Mechanisms of organ size variationdifferential gene expression analysis during the development of two fly eyes of very different sizes
- Javier Figueras
- Tomás Navarro
- Antonella Iannini
- Almudi Cabrero, Isabel
- Fernando Casares
ISSN: 2254-3821
Año de publicación: 2018
Número: 7
Tipo: Artículo
Otras publicaciones en: Biosaia: Revista de los másteres de Biotecnología Sanitaria y Biotecnología Ambiental, Industrial y Alimentaria
Resumen
Motivation: Often, organs of related species differ in size in spite of having the same function and general structure. However, the mechanisms that control the variation of organ size, are in most part unknown. This project aims to understand some of those mechanisms that control organ size variation.
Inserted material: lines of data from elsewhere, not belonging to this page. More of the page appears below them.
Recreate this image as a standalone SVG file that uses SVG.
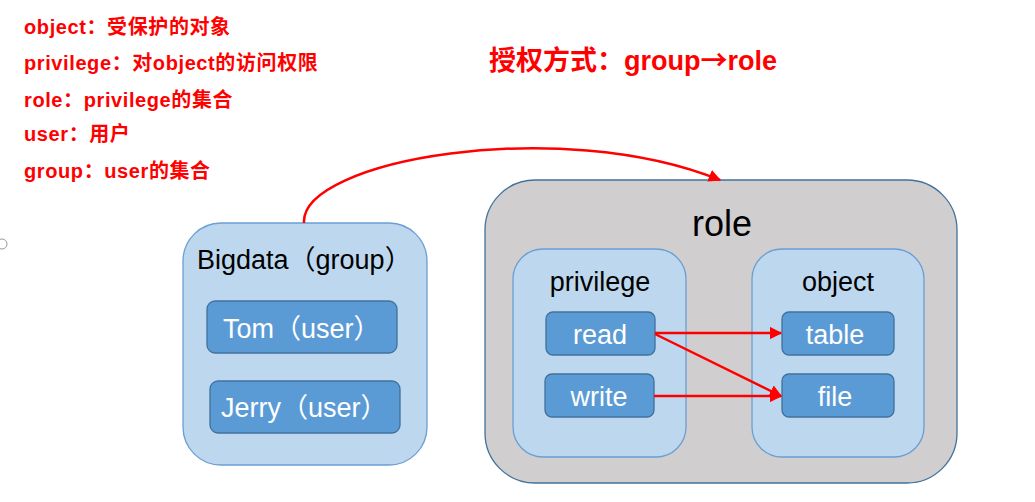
<svg xmlns="http://www.w3.org/2000/svg" width="1035" height="502" viewBox="0 0 1035 502">
<defs>
<style>
.note{font-family:"Liberation Sans","Noto Sans CJK SC",sans-serif;font-weight:bold;fill:#FF0000;font-size:20px;letter-spacing:0.6px}
.title{font-family:"Liberation Sans","Noto Sans CJK SC",sans-serif;font-weight:bold;fill:#FF0000;font-size:27px}
.cjk{font-family:"Noto Sans CJK SC",sans-serif}
.outer{fill:#BDD7EE;stroke:#6A9FD4;stroke-width:1.3}
.role{fill:#D0CECE;stroke:#41719C;stroke-width:1.3}
.item{fill:#5B9BD5;stroke:#41719C;stroke-width:1.3}
.lbl{font-family:"Liberation Sans","Noto Sans CJK SC",sans-serif;font-size:27px;fill:#000}
.wl{font-family:"Liberation Sans","Noto Sans CJK SC",sans-serif;font-size:27px;fill:#fff;text-anchor:middle}
.conn{fill:none;stroke:#FF0000;stroke-width:2.5}
</style>
<marker id="ah" viewBox="0 0 10 10" refX="9" refY="5" markerWidth="5" markerHeight="5" orient="auto" markerUnits="strokeWidth">
<path d="M0,0 L10,5 L0,10 z" fill="#FF0000"/>
</marker>
</defs>
<rect width="1035" height="502" fill="#fff"/>
<circle cx="2" cy="244" r="5" fill="none" stroke="#999" stroke-width="1"/>
<g id="notes">
<text class="note" x="24" y="34">object：受保护的对象</text>
<text class="note" x="24" y="70">privilege：对object的访问权限</text>
<text class="note" x="24" y="107">role：privilege的集合</text>
<text class="note" x="24" y="141">user：用户</text>
<text class="note" x="24" y="178">group：user的集合</text>
</g>
<text class="title" x="489" y="70">授权方式：group<tspan class="cjk">→</tspan>role</text>
<g id="group">
<rect class="outer" x="183" y="223" width="244" height="242" rx="38"/>
<text class="lbl" x="197" y="269">Bigdata（group）</text>
</g>
<g id="tom">
<rect class="item" x="207" y="301" width="190" height="52" rx="8"/>
<text class="wl" x="223" y="338" style="text-anchor:start">Tom（user）</text>
</g>
<g id="jerry">
<rect class="item" x="210" y="381" width="190" height="52" rx="8"/>
<text class="wl" x="221" y="417" style="text-anchor:start">Jerry（user）</text>
</g>
<g id="role">
<rect class="role" x="485" y="180" width="472" height="303" rx="50"/>
<text class="lbl" x="722" y="236" style="font-size:36px;text-anchor:middle">role</text>
</g>
<g id="privilege">
<rect class="outer" x="513" y="249" width="173" height="208" rx="30"/>
<text class="lbl" x="600" y="291" style="text-anchor:middle">privilege</text>
</g>
<g id="object">
<rect class="outer" x="752" y="249" width="172" height="208" rx="30"/>
<text class="lbl" x="838" y="291" style="text-anchor:middle">object</text>
</g>
<g id="read">
<rect class="item" x="546" y="312" width="109" height="43" rx="7"/>
<text class="wl" x="600" y="344">read</text>
</g>
<g id="write">
<rect class="item" x="545" y="374" width="109" height="43" rx="7"/>
<text class="wl" x="599" y="406">write</text>
</g>
<g id="table">
<rect class="item" x="782" y="312" width="112" height="43" rx="7"/>
<text class="wl" x="835" y="344">table</text>
</g>
<g id="file">
<rect class="item" x="782" y="374" width="112" height="43" rx="7"/>
<text class="wl" x="835" y="406">file</text>
</g>
<g id="connectors">
<path class="conn" d="M304,223 C300,160 560,115 720,180" marker-end="url(#ah)"/>
<line class="conn" x1="655" y1="333" x2="781" y2="333" marker-end="url(#ah)"/>
<line class="conn" x1="655" y1="334" x2="781" y2="396" marker-end="url(#ah)"/>
<line class="conn" x1="654" y1="396" x2="781" y2="396" marker-end="url(#ah)"/>
</g>
</svg>
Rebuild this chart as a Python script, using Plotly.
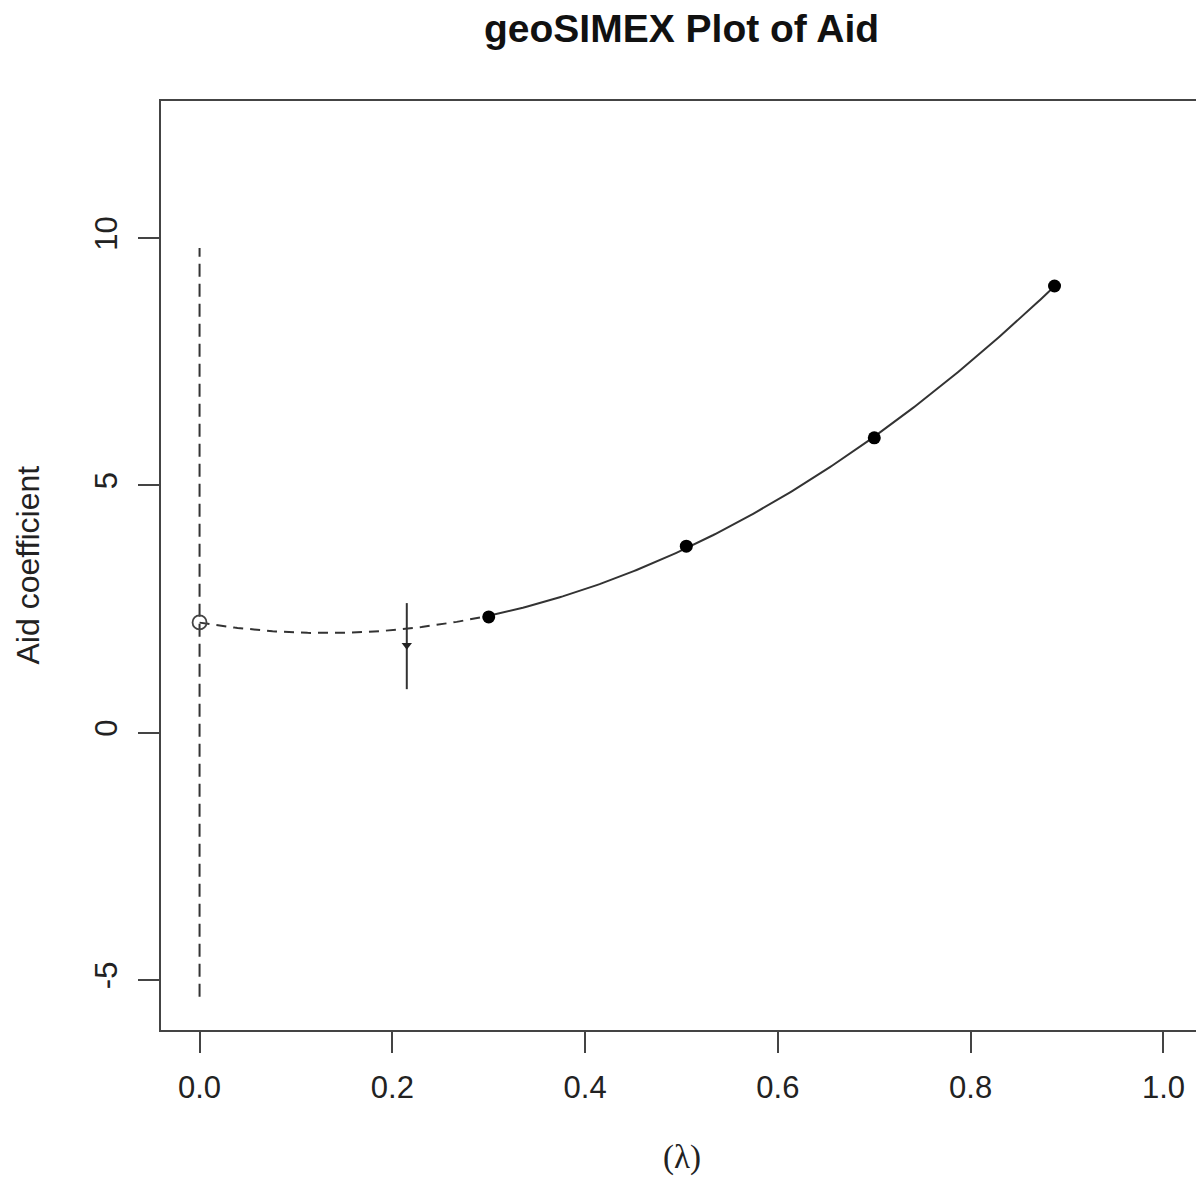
import numpy as np
import plotly.graph_objects as go

# ---- data ----
lambda_sim = [0.300, 0.505, 0.700, 0.887]        # simulated lambda values
coef_sim = [2.34, 3.77, 5.96, 9.03]               # simulated coefficients
lambda_extrap = [0.0]                             # extrapolation point
coef_extrap = [2.23]
ci_extrap_low = [-5.34]
ci_extrap_high = [9.80]
lambda_naive = [0.215]                            # naive estimate
coef_naive = [1.77]
ci_naive_low = [0.88]
ci_naive_high = [2.62]
x_ticks = [0.0, 0.2, 0.4, 0.6, 0.8, 1.0]
y_ticks = [-5, 0, 5, 10]

# quadratic extrapolation curve through the simulated points and the extrapolated value
coefs = np.polyfit(lambda_extrap + lambda_sim, coef_extrap + coef_sim, 2)
x_solid = np.linspace(min(lambda_sim), max(lambda_sim), 200)
x_dash = np.linspace(lambda_extrap[0], min(lambda_sim), 100)

fig = go.Figure()

fig.add_trace(go.Scatter(x=[lambda_extrap[0], lambda_extrap[0]], y=[ci_extrap_low[0], ci_extrap_high[0]],
                         mode="lines", line=dict(color="#333333", width=2, dash="13px,7px"),
                         showlegend=False, hoverinfo="skip"))
fig.add_trace(go.Scatter(x=[lambda_naive[0], lambda_naive[0]], y=[ci_naive_low[0], ci_naive_high[0]],
                         mode="lines", line=dict(color="#333333", width=2),
                         showlegend=False, hoverinfo="skip"))
fig.add_trace(go.Scatter(x=x_dash, y=np.polyval(coefs, x_dash), mode="lines",
                         line=dict(color="#333333", width=2, dash="10px,7px"),
                         showlegend=False, hoverinfo="skip"))
fig.add_trace(go.Scatter(x=x_solid, y=np.polyval(coefs, x_solid), mode="lines",
                         line=dict(color="#333333", width=2),
                         showlegend=False, hoverinfo="skip"))
fig.add_trace(go.Scatter(x=lambda_sim, y=coef_sim, mode="markers",
                         marker=dict(color="black", size=13, symbol="circle"),
                         showlegend=False))
fig.add_trace(go.Scatter(x=lambda_extrap, y=coef_extrap, mode="markers",
                         marker=dict(color="rgba(0,0,0,0)", size=14, symbol="circle",
                                     line=dict(color="#444444", width=1.8)),
                         showlegend=False))
fig.add_trace(go.Scatter(x=lambda_naive, y=coef_naive, mode="markers",
                         marker=dict(color="#222222", size=9, symbol="triangle-down"),
                         showlegend=False))

axis_common = dict(showgrid=False, zeroline=False, showline=True, mirror=True,
                   linecolor="#444444", linewidth=2, ticks="outside", ticklen=21,
                   tickwidth=2, tickcolor="#444444",
                   tickfont=dict(family="Liberation Sans, Arial, sans-serif", size=31, color="#222222"))

fig.update_xaxes(range=[-0.04, 1.04], tickvals=x_ticks, ticktext=[f"{v:.1f}" for v in x_ticks],
                 ticklabelstandoff=8, **axis_common)
fig.update_yaxes(range=[-6.01, 12.77], tickvals=y_ticks, ticktext=[str(v) for v in y_ticks],
                 tickangle=-90, ticklabelstandoff=9, **axis_common)

fig.update_layout(
    width=1198, height=1174,
    margin=dict(l=153, r=2, t=93, b=152),
    plot_bgcolor="white", paper_bgcolor="white",
    annotations=[
        dict(text="<b>geoSIMEX Plot of Aid</b>", xref="paper", yref="paper",
             x=0.5, y=(1030 - 28) / 929, xanchor="center", yanchor="middle", showarrow=False,
             font=dict(family="Liberation Sans, Arial, sans-serif", size=39, color="#111111")),
        dict(text="(λ)", xref="paper", yref="paper",
             x=0.5, y=(1030 - 1157) / 929, xanchor="center", yanchor="middle", showarrow=False,
             font=dict(family="Liberation Serif, DejaVu Serif, serif", size=33, color="#222222")),
        dict(text="Aid coefficient", xref="paper", yref="paper",
             x=(27 - 161) / 1041, y=0.5, xanchor="center", yanchor="middle", showarrow=False,
             textangle=-90,
             font=dict(family="Liberation Sans, Arial, sans-serif", size=32, color="#222222")),
    ],
)

fig.write_html("out.html")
We will use the eyes of Diptera (flies) as model, because, first, the eyes of flies can be found in a wide range of sizes; and second, eye development in the reference fly model Drosophila melanogaster is simple: the eye primordium is a flat epithelium formed initially by proliferative multipotent progenitors. Differentiation of these progenitors depends on the advance of a signalling wave that induces the differentiation of these progenitors into retinal cells. What are the mechanisms that vary during development of flies that have eyes formed by different cell numbers? We will investigate this problem in Drosophila melanogaster and Episyrphus balteatus, the eyes of which comprise about 20,000 and 100,000 cells. Methods: To identify mechanisms of differential eye size we will compare the transcriptional profiles of eye promordia from Drosophila and Episyrphus at equivalent developmental times. To account for species-specific gene expression differences not related to eye-specific changes, we will compare the transcriptional profiles of wing primordia from both species. Total RNA is isolated from the primordia to generate sequencing libraries. Eye-specific differentially expressed genes will then be identified and characterized globally, using bioinformatic tools and selected genes will be analyzed by in situ hybridization in developing eye primordia using DIG-labelled RNA probes. Prior knowledge of Drosophila eye development suggests a list of interesting candidate genes as potentially involved in eye size control: these are the Wnt-1 wingless (wg) and the BMP2/4 decapentaplegic (dpp). We expect that the patterns of them will vary from Drosophila to Episyrphus. These patterns will be examined through in situ hybridization in eye primordia. In order to structure these data from transcriptomes into a genetic hierarchy (or a gene regulatory network), it would be necessary to establish regulatory relationships between transcription factors and relevant targets. To do so, we are carrying the ChIPmentation-sequencing experiments to identify the binding profile, genome wide, of a set of transcription factors that play essential roles in early eye development.